The Power of Pets
Updated: Jun 6
No everyone is an animal lover, but there are plenty of reasons why you should be! Most people are aware of police dogs, guide dogs and other support roles for animals, but are you aware of the incredible emotive support that animals also provide?
Animal-assisted therapy has only existed since the 90’s, but the powerful support of animals has been noted long before then. In the 1850’s, Florence Nightingale noted the support that animals provided wounded soldiers in the Crimean War.

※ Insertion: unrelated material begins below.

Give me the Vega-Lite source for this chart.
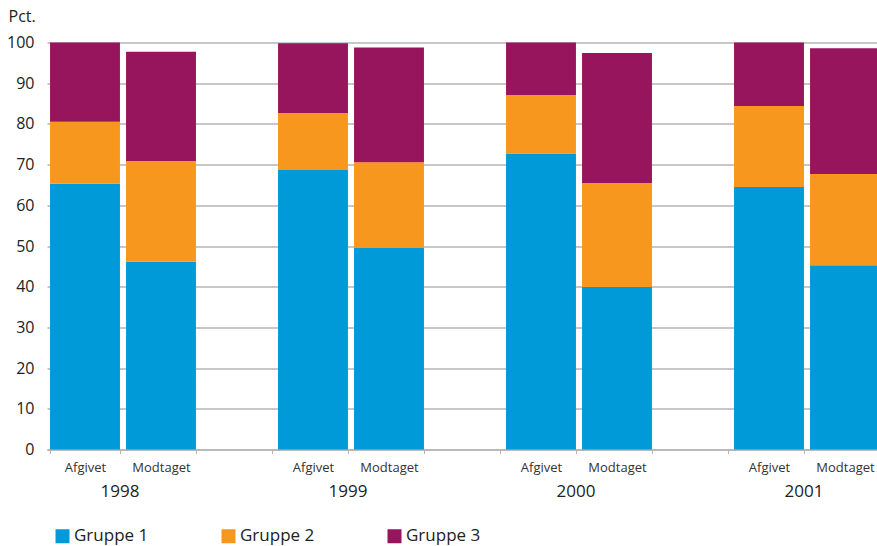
{
  "$schema": "https://vega.github.io/schema/vega-lite/v6.json",
  "width": 830,
  "height": 407,
  "autosize": {"type": "none"},
  "padding": {"left": 47, "top": 42.5, "right": 0, "bottom": 96.5},
  "background": "white",
  "config": {"font": "Open Sans", "view": {"stroke": null}},
  "datasets": {
    "shares": [
      {"slot": "1998 Afgivet", "gruppe": "Gruppe 1", "pct": 65.3},
      {"slot": "1998 Afgivet", "gruppe": "Gruppe 2", "pct": 15.2},
      {"slot": "1998 Afgivet", "gruppe": "Gruppe 3", "pct": 19.5},
      {"slot": "1998 Modtaget", "gruppe": "Gruppe 1", "pct": 46.1},
      {"slot": "1998 Modtaget", "gruppe": "Gruppe 2", "pct": 24.8},
      {"slot": "1998 Modtaget", "gruppe": "Gruppe 3", "pct": 26.8},
      {"slot": "1999 Afgivet", "gruppe": "Gruppe 1", "pct": 68.7},
      {"slot": "1999 Afgivet", "gruppe": "Gruppe 2", "pct": 14.0},
      {"slot": "1999 Afgivet", "gruppe": "Gruppe 3", "pct": 17.1},
      {"slot": "1999 Modtaget", "gruppe": "Gruppe 1", "pct": 49.5},
      {"slot": "1999 Modtaget", "gruppe": "Gruppe 2", "pct": 21.1},
      {"slot": "1999 Modtaget", "gruppe": "Gruppe 3", "pct": 28.2},
      {"slot": "2000 Afgivet", "gruppe": "Gruppe 1", "pct": 72.7},
      {"slot": "2000 Afgivet", "gruppe": "Gruppe 2", "pct": 14.4},
      {"slot": "2000 Afgivet", "gruppe": "Gruppe 3", "pct": 12.9},
      {"slot": "2000 Modtaget", "gruppe": "Gruppe 1", "pct": 39.9},
      {"slot": "2000 Modtaget", "gruppe": "Gruppe 2", "pct": 25.6},
      {"slot": "2000 Modtaget", "gruppe": "Gruppe 3", "pct": 31.9},
      {"slot": "2001 Afgivet", "gruppe": "Gruppe 1", "pct": 64.5},
      {"slot": "2001 Afgivet", "gruppe": "Gruppe 2", "pct": 19.9},
      {"slot": "2001 Afgivet", "gruppe": "Gruppe 3", "pct": 15.6},
      {"slot": "2001 Modtaget", "gruppe": "Gruppe 1", "pct": 45.3},
      {"slot": "2001 Modtaget", "gruppe": "Gruppe 2", "pct": 22.4},
      {"slot": "2001 Modtaget", "gruppe": "Gruppe 3", "pct": 30.9}
    ],
    "years": [
      {"slot": "1998 Afgivet", "year": "1998"},
      {"slot": "1999 Afgivet", "year": "1999"},
      {"slot": "2000 Afgivet", "year": "2000"},
      {"slot": "2001 Afgivet", "year": "2001"}
    ]
  },
  "layer": [
    {
      "data": {"name": "shares"},
      "mark": {"type": "bar"},
      "encoding": {
        "x": {
          "field": "slot",
          "type": "nominal",
          "scale": {
            "domain": ["1998 Afgivet", "1998 Modtaget", "gap1", "1999 Afgivet", "1999 Modtaget", "gap2", "2000 Afgivet", "2000 Modtaget", "gap3", "2001 Afgivet", "2001 Modtaget"],
            "range": [0, 836],
            "paddingInner": 0.08,
            "paddingOuter": 0.04
          },
          "axis": {
            "title": null,
            "labelAngle": 0,
            "labelExpr": "indexof(datum.label, ' ') > 0 ? split(datum.label, ' ')[1] : ''",
            "labelFontSize": 13,
            "labelColor": "#333333",
            "labelPadding": 8,
            "tickBand": "extent",
            "tickSize": 4,
            "tickColor": "#b4b4b4",
            "tickWidth": 1,
            "domainColor": "#b4b4b4",
            "domainWidth": 1.5,
            "grid": false
          }
        },
        "y": {
          "field": "pct",
          "type": "quantitative",
          "stack": "zero",
          "scale": {"domain": [0, 100], "nice": false},
          "axis": {
            "title": "Pct.",
            "titleAngle": 0,
            "titleAlign": "left",
            "titleBaseline": "middle",
            "titleX": -39,
            "titleY": -26.5,
            "titleFontSize": 16,
            "titleFontWeight": "normal",
            "titleColor": "#222222",
            "values": [0, 10, 20, 30, 40, 50, 60, 70, 80, 90, 100],
            "grid": true,
            "gridColor": "#b4b4b4",
            "gridWidth": 1.5,
            "domain": false,
            "ticks": false,
            "labelFontSize": 16,
            "labelColor": "#222222",
            "labelPadding": 13
          }
        },
        "color": {
          "field": "gruppe",
          "type": "nominal",
          "scale": {
            "domain": ["Gruppe 1", "Gruppe 2", "Gruppe 3"],
            "range": ["#009ad8", "#f7971d", "#97155d"]
          },
          "legend": {
            "orient": "none",
            "legendX": 7,
            "legendY": 485,
            "direction": "horizontal",
            "title": null,
            "symbolType": "square",
            "symbolSize": 196,
            "symbolStrokeWidth": 0,
            "symbolOpacity": 1,
            "labelFontSize": 17,
            "labelColor": "#222222",
            "labelOffset": 3,
            "columnPadding": 71
          }
        },
        "order": {"field": "gruppe", "sort": "ascending"}
      }
    },
    {
      "data": {"name": "years"},
      "mark": {"type": "text", "fontSize": 17, "align": "center", "baseline": "middle", "color": "#222222"},
      "encoding": {
        "x": {"field": "slot", "type": "nominal", "bandPosition": 1},
        "y": {"datum": -10.4, "type": "quantitative"},
        "text": {"field": "year"}
      }
    }
  ]
}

Horses, dogs, cats and even donkeys have played parts in World War history. Dogs and cats were used to hunt rats in trenches and camels, canaries and pigeons have all played their part too. Whether used for transport, protection or simply as mascots, animals have always played a big part in whatever war humans were waging. It seems that whatever part they had to play in war or peacetime, it was their emotional connection with their human carers that had the biggest impact.
In Rebecca Frankel’s book, War Dogs she explores the remarkable bond that develops between service dog and handler. One such pair was Marine Lance Corporal Joshua Ashley and “Sirius”. They were the number one team during training at Yuma military base, but tragically Josh was killed by an IED just two months after deploying to Afghanistan. “Sirius” at first refused to take commands from his new handler and showed significant signs of agitation at the loss of his partner. Such stories are all too common among canine and handler teams. (https://barkpost.com/life/10-things-about-military-dogs/)
Animal therapy uses primarily dogs to comfort patients in hospitals and nursing environments. Various studies have found pet therapy reduced pain and emotional distress among patients, decreased loneliness and anhedonia (the inability to feel pleasure) among residents of nursing care facilities, and even reduced anxiety scores in patients waiting for appointments. (https://www.stelizabeth.com/healthyheadlines/why-animal-therapy-works/)
Many pet owners have stories of their canine companion offering support during an emotionally tough time. Studies have shown that dogs are very apt at reading both our body language and our facial expressions; leading them to comfort us if they see we are upset.
Dogs’ noses are far superior to ours. They can detect particles in tiny concentrations which has lead to humans training them to sniff out things like narcotics and explosives. A lot of research is now taking place to find out whether dogs can also smell very small cancer particles within humans. (https://www.medicalnewstoday.com/articles/323620)
It’s not just dogs that are improving our quality of life either. It seems that owners of all creatures great and small are waving the flag for the emotional support that their animals provide them.
After dogs, common animals used in pet therapy include; cats, rabbits, birds and even reptiles. Caring for animals with complex needs such as reptiles has been proven to alleviate symptoms of depression and anxiety; this could be due to the persons shift in focus from their illness to the needs of the animal. Giving someone responsibility to care for another living creature gives us a sense of achievement and purpose that we may not have previously had. Animals have the ability to provide non-judgemental care and love towards us which at a time of crisis is just what we need.
Equine therapy has been proven to help people change negative behaviours. While it is a holistic approach and should be used alongside any necessary medicinal treatment and possibly other counselling, it is believed to have helped thousands of people overcome problems such as addiction.By working through equine therapy, you can develop skills such as communication, self-control, problem solving and accountability, as well as improving your self-esteem, empathy, flexibility and independence. (https://www.priorygroup.com/priory-treatment-programmes/therapy-types/equine-therapy)
It’s not just our mental health that animals help with either; a lot of research is underway measuring the impact that owning pets has on our cardiovascular health. Pet owners have lower blood pressure and a reduced risk of heart disease. Some argue that it is because of the daily exercise that having a pet like a dog ensures we get, while some say you’re more likely to be in better shape before having a pet and then getting the pet simply fits with your already active lifestyle. Either way, owning an animal that ensures you get regular exercise as well as the emotional support mentioned can only be a good thing! (https://www.cardiosmart.org/News-and-Events/2013/05/Pets-May-Boost-Heart-Health)
For most of us, animals have a calming effect and we feel less stressed and more in tune with our surroundings while engaging with them. It can be a very grounding experience to pet and care for animals.
There are also a lot of people who do not like animals. This can be for many reasons; it might be one specific animal such as dogs (Cynophobia), or it might be the smell or the mess they make or a more physical aspect of their presence like noise or size. Not everyone has to enjoy the company of animals, we’re all different.
However, if your dislike for animals spills over into fear or even a phobia, then you might want to try addressing it as a way of making your day to day life easier and less stressful. If you avoid going to certain people’s houses as they have animals, or specific public places where you’re worried animals may be, you should address this fear before it impacts your everyday life too extremely. The goal is not to make you into an animal-lover, simply to tone down the phobia so you can peacefully coexist with animals when you need to. Counselling is a good place to start with animal phobias. It’s helpful to look back at your past and find out if there was a defining moment in which the phobia arose. Once this event is recognised, it will be much easier to move forward.